Jesse Peter, Jr. (1884–1944) was an industrial chemist turned educator who helped in the development of Santa Rosa Junior College and led the efforts to build the Santa Rosa Junior College#Jesse Peter Museum, establish its collections and build its exhibits. Upon his death, the college's board of trustees assigned the name "Jesse Peter Museum." The Museum used variations of this name until 2021.

Family history

Jesse Peter, Jr. was born into an early, notable Santa Rosa, California family. His father, Jesse Peter, Sr. (1846–1920)[1] was born in Kentucky, came to California in 1849, and first engaged in mining during the Gold Rush. A few years later he moved to Sonoma County, California where he farmed and then ran a large dairy. In 1908,[2] he moved to Santa Rosa.[3] Peter, Sr. married Sarah A. Babjohn (1843–1946)[4] in Sacramento in May 1862.[5]

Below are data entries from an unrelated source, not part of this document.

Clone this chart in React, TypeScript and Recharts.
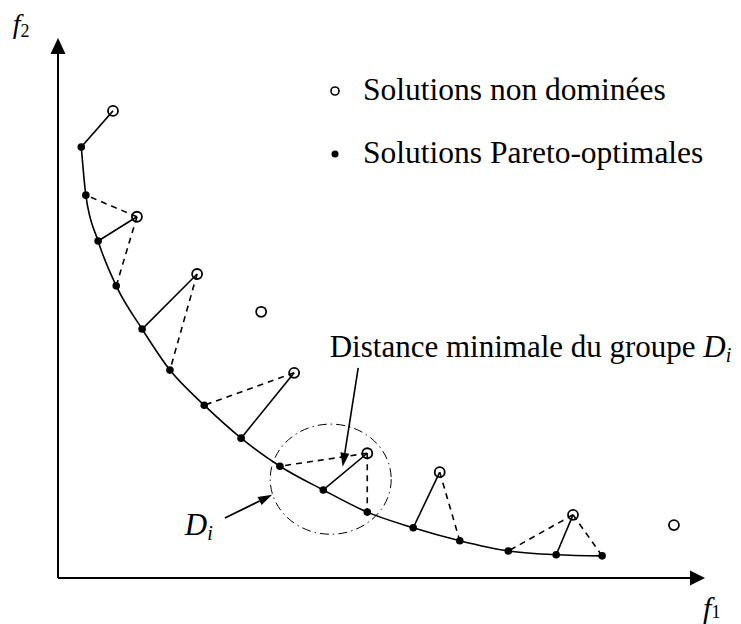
import React from 'react';
import {
  ComposedChart, Line, Scatter, XAxis, YAxis, ReferenceLine, ReferenceDot,
  ReferenceArea, Legend,
} from 'recharts';

// Pareto front (filled dots), in objective units
const PARETO_F1 = [3.6, 4.3, 6.2, 9.0, 13.0, 17.3, 22.6, 28.3, 34.3, 41.0, 47.8, 54.9, 62.1, 69.6, 77.0, 84.1];
const PARETO_F2 = [79.8, 70.9, 62.4, 54.1, 46.1, 38.5, 32.0, 25.9, 20.7, 16.3, 12.2, 9.3, 6.9, 5.0, 4.3, 4.1];

// non-dominated solutions (open circles)
const OPEN_F1 = [8.5, 12.2, 21.5, 31.4, 36.5, 47.8, 59.0, 79.6, 95.2];
const OPEN_F2 = [86.5, 66.9, 56.3, 49.3, 38.0, 23.1, 19.6, 11.7, 9.8];

// [open solution, pareto solution, dashed]
const LINKS: [number, number, boolean][] = [
  [0, 0, false],
  [1, 1, true], [1, 2, false], [1, 3, true],
  [2, 4, false], [2, 5, true],
  [4, 6, true], [4, 7, false],
  [5, 8, true], [5, 9, false], [5, 10, true],
  [6, 11, false], [6, 12, true],
  [7, 13, true], [7, 14, false], [7, 15, true],
];

// group D_i outline: f1 range, f2 range
const GROUP_F1 = [32.8, 51.5];
const GROUP_F2 = [8.1, 28.5];

// annotation arrows: [from, to]
const DIST_ARROW = [{ x: 46.4, y: 38.9 }, { x: 44.0, y: 20.6 }];
const GROUP_ARROW = [{ x: 25.8, y: 11.1 }, { x: 33.1, y: 15.4 }];

const LEGEND_ITEMS = [
  { label: 'Solutions non dominées', filled: false },
  { label: 'Solutions Pareto-optimales', filled: true },
];

const pareto = PARETO_F1.map((f1, i) => ({ f1, f2: PARETO_F2[i] }));
const open = OPEN_F1.map((f1, i) => ({ f1, f2: OPEN_F2[i] }));

const SERIF = '"Liberation Serif", "Times New Roman", serif';

const arrowShape = (len: number, half: number, width: number) => (p: any) => {
  const { x1, y1, x2, y2 } = p;
  const a = Math.atan2(y2 - y1, x2 - x1);
  const bx = x2 - len * Math.cos(a);
  const by = y2 - len * Math.sin(a);
  const nx = -Math.sin(a) * half;
  const ny = Math.cos(a) * half;
  return (
    <g>
      <line x1={x1} y1={y1} x2={bx} y2={by} stroke="#000" strokeWidth={width} />
      <polygon points={`${x2},${y2} ${bx + nx},${by + ny} ${bx - nx},${by - ny}`} fill="#000" />
    </g>
  );
};

const OpenDot = (p: any) => (
  <circle cx={p.cx} cy={p.cy} r={5} fill="none" stroke="#000" strokeWidth={1.8} />
);

const LegendBox = () => (
  <div style={{ fontFamily: SERIF, fontSize: 31.5, color: '#000' }}>
    {LEGEND_ITEMS.map((it) => (
      <div key={it.label} style={{ position: 'relative', height: 63, lineHeight: '63px', whiteSpace: 'nowrap' }}>
        <svg width={12} height={12} style={{ position: 'absolute', left: 0, top: 27 }}>
          {it.filled
            ? <circle cx={6} cy={6} r={3.5} fill="#000" />
            : <circle cx={6} cy={6} r={4} fill="none" stroke="#000" strokeWidth={1.6} />}
        </svg>
        <span style={{ position: 'absolute', left: 34 }}>{it.label}</span>
      </div>
    ))}
  </div>
);

const textAt = (children: React.ReactNode, size: number, italic = false) => (p: any) => (
  <text x={p.cx} y={p.cy} fontFamily={SERIF} fontSize={size} fontStyle={italic ? 'italic' : 'normal'} fill="#000">
    {children}
  </text>
);

export default function App() {
  return (
    <div style={{ position: 'absolute', left: 0, top: 0, background: '#fff' }}>
      <ComposedChart width={741} height={624} margin={{ top: 38, right: 36, bottom: 46, left: 58 }}>
        <XAxis type="number" dataKey="f1" domain={[0, 100]} hide />
        <YAxis type="number" dataKey="f2" domain={[0, 100]} hide />
        <Legend
          layout="vertical" align="center" verticalAlign="middle"
          wrapperStyle={{ left: 329, top: 58, width: 400 }}
          content={<LegendBox />}
        />

        {/* axes with arrow heads */}
        <ReferenceLine segment={[{ x: 0, y: 0 }, { x: 100, y: 0 }]} ifOverflow="visible" shape={arrowShape(15, 7.5, 2)} />
        <ReferenceLine segment={[{ x: 0, y: 0 }, { x: 0, y: 100 }]} ifOverflow="visible" shape={arrowShape(16, 7.5, 2)} />

        {/* group D_i */}
        <ReferenceArea
          x1={GROUP_F1[0]} x2={GROUP_F1[1]} y1={GROUP_F2[0]} y2={GROUP_F2[1]} ifOverflow="visible"
          shape={(p: any) => (
            <ellipse cx={p.x + p.width / 2} cy={p.y + p.height / 2} rx={p.width / 2} ry={p.height / 2}
              fill="none" stroke="#000" strokeWidth={1} strokeDasharray="9 4 1.5 4" />
          )}
        />

        {LINKS.map(([o, q, dashed], i) => (
          <ReferenceLine
            key={`link-${i}`}
            segment={[{ x: OPEN_F1[o], y: OPEN_F2[o] }, { x: PARETO_F1[q], y: PARETO_F2[q] }]}
            stroke="#000" strokeWidth={1.6} strokeDasharray={dashed ? '6 5' : undefined}
            ifOverflow="visible"
          />
        ))}

        <ReferenceLine segment={DIST_ARROW} ifOverflow="visible" shape={arrowShape(14, 4.5, 1.6)} />
        <ReferenceLine segment={GROUP_ARROW} ifOverflow="visible" shape={arrowShape(14, 4.5, 1.8)} />

        <Line data={pareto} dataKey="f2" type="monotone" stroke="#000" strokeWidth={1.6}
          dot={{ r: 3.8, fill: '#000', stroke: '#000', strokeWidth: 0 }} activeDot={false} isAnimationActive={false} />
        <Scatter data={open} dataKey="f2" shape={<OpenDot />} isAnimationActive={false} />

        {/* labels */}
        <ReferenceDot x={-7.0} y={100.9} ifOverflow="visible"
          shape={textAt(<><tspan fontStyle="italic">f</tspan><tspan fontSize={18} dy={4}>2</tspan></>, 28)} />
        <ReferenceDot x={99.7} y={-7.4} ifOverflow="visible"
          shape={textAt(<><tspan fontStyle="italic">f</tspan><tspan fontSize={18} dy={0}>1</tspan></>, 30)} />
        <ReferenceDot x={42.0} y={40.9} ifOverflow="visible"
          shape={textAt(<>Distance minimale du groupe <tspan fontStyle="italic">D</tspan><tspan fontStyle="italic" fontSize={20} dy={5}>i</tspan></>, 31)} />
        <ReferenceDot x={19.6} y={8.0} ifOverflow="visible"
          shape={textAt(<><tspan fontStyle="italic">D</tspan><tspan fontStyle="italic" fontSize={20} dy={5}>i</tspan></>, 31)} />
      </ComposedChart>
    </div>
  );
}
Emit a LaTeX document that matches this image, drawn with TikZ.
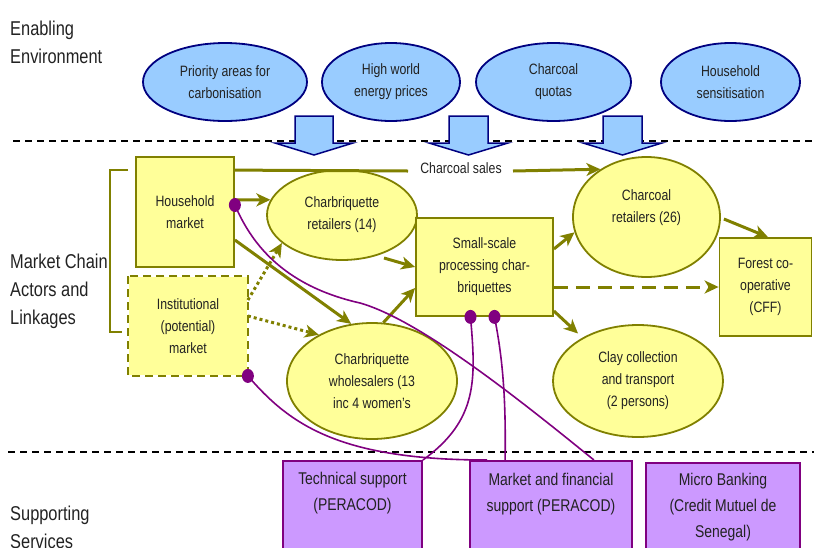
\documentclass[tikz,border=0pt]{standalone}
\usepackage{fontspec}
\setmainfont{Liberation Sans}[FakeStretch=0.82]
\usetikzlibrary{arrows.meta,shapes.geometric}
\definecolor{olv}{HTML}{808000}
\definecolor{yfill}{HTML}{FFFF99}
\definecolor{bfill}{HTML}{99CCFF}
\definecolor{nvy}{HTML}{000080}
\definecolor{pfill}{HTML}{CC99FF}
\definecolor{purp}{HTML}{800080}
\definecolor{txt}{HTML}{222222}
\newcommand\flbl{\fontsize{15}{22}\selectfont}
\newcommand\fbig{\fontsize{17}{26}\selectfont}
\newcommand\fsec{\fontsize{20}{28}\selectfont}
\begin{document}
\begin{tikzpicture}[x=1pt,y=-1pt,
  envell/.style={ellipse, draw=nvy, fill=bfill, line width=1.8pt, inner sep=0pt, align=center, font=\flbl, text=txt},
  yrect/.style={rectangle, draw=olv, fill=yfill, line width=1.8pt, inner sep=0pt, align=center, font=\flbl, text=txt},
  yell/.style={ellipse, draw=olv, fill=yfill, line width=1.8pt, inner sep=0pt, align=center, font=\flbl, text=txt},
  prect/.style={rectangle, draw=purp, fill=pfill, line width=1.8pt, inner sep=0pt},
  ptext/.style={align=center, font=\fbig, text=txt, inner sep=0pt},
  sec/.style={align=left, font=\fsec, text=txt, inner sep=0pt, anchor=west},
  oarrow/.style={draw=olv, line width=3pt, -{Stealth[length=14pt,width=13pt,inset=4pt]}},
  pcurve/.style={draw=purp, line width=1.6pt},
  secdash/.style={draw=black, line width=1.6pt, dash pattern=on 7pt off 5pt},
  blockarrow/.style={draw=nvy, fill=bfill, line width=1.5pt, line join=miter}
]
\useasboundingbox (0,0) rectangle (814,547);
\clip (0,0) rectangle (814,547);

% section labels
\node[sec] (envlab) at (10,42) {Enabling\\Environment};
\node[sec] (mcalab) at (10,291) {Market Chain\\Actors and\\Linkages};
\node[sec] (suplab) at (10,527) {Supporting\\Services};

% dashed separators
\draw[secdash] (13,141) -- (814,141);
\draw[secdash] (8,452) -- (814,452);

% enabling environment ellipses
\node[envell, minimum width=164pt, minimum height=78pt] (b1) at (225,82) {Priority areas for\\carbonisation};
\node[envell, minimum width=138pt, minimum height=78pt] (b2) at (391,82) {High world\\energy prices};
\node[envell, minimum width=155pt, minimum height=78pt] (b3) at (553.5,82) {Charcoal\\quotas};
\node[envell, minimum width=139pt, minimum height=78pt] (b4) at (730.5,82) {Household\\sensitisation};

% block arrows
\filldraw[blockarrow] (295,116) -- (333,116) -- (333,143) -- (353,143) -- (314,155) -- (275,143) -- (295,143) -- cycle;
\filldraw[blockarrow] (449,116) -- (488,116) -- (488,143) -- (508,143) -- (468.5,155) -- (429,143) -- (449,143) -- cycle;
\filldraw[blockarrow] (603,116) -- (642,116) -- (642,143) -- (662,143) -- (622.5,155) -- (583,143) -- (603,143) -- cycle;

% bracket
\draw[olv, line width=2.5pt] (128,170) -- (110,170) -- (110,332) -- (122,332);

% market chain nodes
\node[yrect, minimum width=98pt, minimum height=110pt] (hm) at (185,212) {Household\\market};
\node[yrect, draw=none, minimum width=118pt, minimum height=98pt] (im) at (188,326) {Institutional\\(potential)\\market};
\draw[olv, line width=1.8pt, dash pattern=on 8pt off 5pt] (im.north west) rectangle (im.south east);
\node[yell, minimum width=150pt, minimum height=90pt] (cr14) at (342,215) {Charbriquette\\retailers (14)};
\node[yell, minimum width=170pt, minimum height=116pt] (cw) at (372,381) {Charbriquette\\wholesalers (13\\inc 4 women's};
\node[yrect, minimum width=137pt, minimum height=98pt] (ssp) at (484.5,267) {Small-scale\\processing char-\\briquettes};
\node[yell, minimum width=147pt, minimum height=120pt] (cr26) at (646.5,217) {Charcoal\\retailers (26)\\\mbox{}};
\node[yrect, minimum width=92pt, minimum height=98pt] (ff) at (765.5,287) {Forest co-\\operative\\(CFF)};
\node[yell, minimum width=170pt, minimum height=112pt] (cc) at (638,381) {Clay collection\\and transport\\(2 persons)};

% supporting services
\node[prect, minimum width=139pt, minimum height=100pt, anchor=north] (tech) at (352.5,460) {};
\node[ptext] (techt) at (352.5,493) {Technical support\\(PERACOD)};
\node[prect, minimum width=162pt, minimum height=100pt, anchor=north] (mf) at (551,460) {};
\node[ptext] (mft) at (551,494) {Market and financial\\support (PERACOD)};
\node[prect, minimum width=154pt, minimum height=100pt, anchor=north] (mb) at (723,462) {};
\node[ptext] (mbt) at (723,507) {Micro Banking\\(Credit Mutuel de\\Senegal)};

% olive arrows
\draw[draw=olv, line width=3pt] ([yshift=-14pt]hm.north east) -- (408,171);
\node[font=\flbl, text=txt, inner sep=0pt] (cslab) at (461,168) {Charcoal sales};
\draw[oarrow] (513,171) -- (cr26.134);
\draw[oarrow] ([yshift=12pt]hm.east) -- (cr14.168);
\draw[oarrow] ([yshift=-28pt]hm.east) -- (cw.110);
\coordinate (a1) at (384,258);
\draw[oarrow] (a1) -- (ssp.west);
\draw[oarrow] (cw.79) -- ([yshift=-21pt]ssp.west);
\draw[oarrow, dash pattern=on 3pt off 3pt] ([yshift=26pt]im.east) -- (cr14.205);
\draw[oarrow, dash pattern=on 3pt off 3pt] ([yshift=10pt]im.east) -- (cw.139);
\draw[oarrow] ([yshift=18pt]ssp.east) -- (cr26.192);
\draw[oarrow, dash pattern=on 14pt off 8pt] ([yshift=-20pt]ssp.east) -- (ff.west);
\draw[oarrow, shorten >=6pt] ([yshift=-44pt]ssp.east) -- (cc.142);
\draw[oarrow] ([xshift=3pt,yshift=-2pt]cr26.east) -- ([xshift=2.5pt]ff.north);

% purple connectors
\draw[pcurve] ([yshift=7pt]hm.east) .. controls (250,240) and (280,285) .. (360,303)
   .. controls (420,320) and (520,400) .. ([xshift=-39pt]mf.north east);
\draw[pcurve] (im.south east) .. controls (290,425) and (340,460) .. ([xshift=18pt]mf.north west);
\draw[pcurve] ([xshift=-14pt]ssp.south) .. controls (476,380) and (478,420) .. (tech.north east);
\draw[pcurve] ([xshift=10pt]ssp.south) .. controls (503,360) and (506,400) .. ([xshift=36pt]mf.north west);
\fill[purp] ([yshift=7pt]hm.east) ellipse (6pt and 7pt);
\fill[purp] (im.south east) ellipse (6pt and 7pt);
\fill[purp] ([xshift=-14pt]ssp.south) ellipse (6pt and 7pt);
\fill[purp] ([xshift=10pt]ssp.south) ellipse (6pt and 7pt);
\end{tikzpicture}
\end{document}
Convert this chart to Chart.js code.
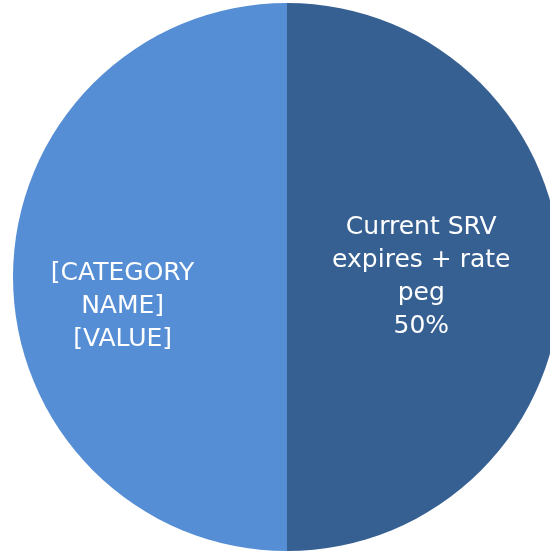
<!DOCTYPE html>
<html>
<head>
<meta charset="utf-8">
<script src="https://cdn.jsdelivr.net/npm/chart.js@4.4.1/dist/chart.umd.min.js"></script>
<style>
  html, body { margin: 0; padding: 0; background: #ffffff; overflow: hidden; width: 550px; height: 555px; }
  #wrap { position: absolute; left: 0; top: 0; width: 574px; height: 554px; }
</style>
</head>
<body>
<div id="wrap"><canvas id="c" width="574" height="554"></canvas></div>
<script>
const categories = ["Current SRV expires + rate peg", "[CATEGORY NAME]"];
const values = [50, 50];
const labelLines = [
  ["Current SRV", "expires + rate", "peg", "50%"],
  ["[CATEGORY", "NAME]", "[VALUE]"]
];
const colors = ["#366092", "#558ED5"];

const labelPlugin = {
  id: 'sliceLabels',
  afterDatasetsDraw(chart, args, opts) {
    const ctx = chart.ctx;
    const meta = chart.getDatasetMeta(0);
    meta.data.forEach((arc, i) => {
      const mid = (arc.startAngle + arc.endAngle) / 2;
      const r = arc.outerRadius * opts.radial[i];
      const x = arc.x + Math.cos(mid) * r;
      const y = arc.y + Math.sin(mid) * r + opts.dy[i];
      const lines = labelLines[i];
      ctx.save();
      ctx.fillStyle = '#ffffff';
      ctx.font = opts.font;
      ctx.textAlign = 'center';
      ctx.textBaseline = 'middle';
      const lh = opts.lineHeight;
      const y0 = y - (lines.length - 1) * lh / 2;
      lines.forEach((t, k) => ctx.fillText(t, x, y0 + k * lh));
      ctx.restore();
    });
  }
};

new Chart(document.getElementById('c'), {
  type: 'pie',
  data: {
    labels: categories,
    datasets: [{
      data: values,
      backgroundColor: colors,
      borderWidth: 0
    }]
  },
  options: {
    responsive: false,
    animation: false,
    layout: { padding: 3 },
    plugins: {
      legend: { display: false },
      tooltip: { enabled: false },
      sliceLabels: {
        radial: [0.49, 0.6],
        dy: [0, 29],
        font: '25px "DejaVu Sans"',
        lineHeight: 33
      }
    }
  },
  plugins: [labelPlugin]
});
</script>
</body>
</html>
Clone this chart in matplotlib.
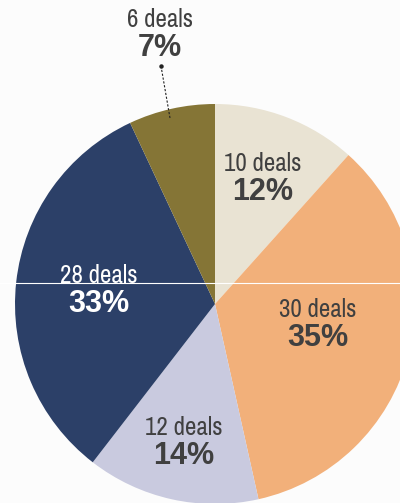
import matplotlib.pyplot as plt
from matplotlib import font_manager

# deal counts per segment, clockwise from 12 o'clock
deals = [10, 30, 12, 28, 6]
colors = ['#e9e3d3', '#f2b07a', '#c9cadf', '#2c4068', '#857536']
text_colors = ['#404040', '#404040', '#404040', '#ffffff', '#404040']

# baseline of the "deals" line for each label (data units, pie radius = 1)
label_xy = [(0.24, 0.665), (0.515, -0.065), (-0.155, -0.655), (-0.58, 0.105), (-0.275, 1.385)]
line_gap = 0.145

# prefer a regular-weight narrow face for the "deals" line if one is around
narrow = None
for f in sorted(font_manager.fontManager.ttflist, key=lambda f: f.name):
    condensed = 'Narrow' in f.name or f.stretch in ('condensed', 'semi-condensed')
    if condensed and f.weight in (300, 400, 'normal', 'light') and f.style == 'normal':
        narrow = font_manager.FontProperties(fname=f.fname)
        break
if narrow is None:
    narrow = font_manager.FontProperties(family='Liberation Sans')
narrow.set_size(18)

bold = font_manager.FontProperties(family='Liberation Sans', weight='bold', size=22)

fig = plt.figure(figsize=(4.0, 5.03), dpi=100)
fig.patch.set_facecolor('#fcfcfc')
ax = fig.add_axes([0, 0, 1, 1])
ax.set_facecolor('#fcfcfc')

ax.pie(deals, colors=colors, startangle=90, counterclock=False,
       radius=1.0, wedgeprops=dict(linewidth=0))

total = sum(deals)
for n, (x, y), tc in zip(deals, label_xy, text_colors):
    pct = round(100.0 * n / total)
    ax.text(x, y, '{0} deals'.format(n), ha='center', va='baseline',
            fontproperties=narrow, color=tc)
    ax.text(x, y - line_gap, '{0}%'.format(pct), ha='center', va='baseline',
            fontproperties=bold, color=tc)

# dotted leader for the small slice
ax.plot([-0.27, -0.225], [1.19, 0.93], color='#222222', lw=0.8, ls=(0, (2, 1.5)))
ax.plot([-0.27], [1.19], marker='o', ms=2.2, color='#222222')

# thin white rule across the chart
ax.axhline(0.105, color='white', lw=0.8)

ax.set_xlim(-1.075, 0.925)
ax.set_ylim(-0.995, 1.52)
ax.set_aspect('equal')
ax.axis('off')

fig.savefig('out.png', dpi=100, facecolor=fig.get_facecolor())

Early years and personal life

Peter, Jr. was born 9 February 1884 in Santa Rosa.[6] He was his parents' seventh and last child: his father was then 58 and his mother 41. (His oldest sister was born 21 years earlier.)

When Jesse Peter, Jr. was six, Dr. Lawson, head of the department of geology at the University of California, visited Santa Rosa and made friends with the boy, who later joined Lawson on many field trips and helped collect rocks.[7]

Peter, Jr. attended the Santa Rosa City Schools[8] and graduated from Santa Rosa High School (Santa Rosa, California)|Santa Rosa High School in June 1902.[9] In 1903, he entered the University of California, Berkeley|University of California at Berkeley (UCB) to study industrial chemistry.[10]

In 1902, Peter, Jr. made a donation to UCB of prehistoric implements primarily from the family property around the warm spring 2.5 mi (4.02 km) east of Santa Rosa.[11]

Although the engagement of Jesse Peter, Jr. to Francis Woolsey was announced In early June 1908 and the wedding was planned in March 1909 for the summer of that year,[12] the marriage seems not to have taken place.

In 1915, one of Peter, Jr.'s fossil specimens was shown at the Panama–Pacific International Exposition.[13]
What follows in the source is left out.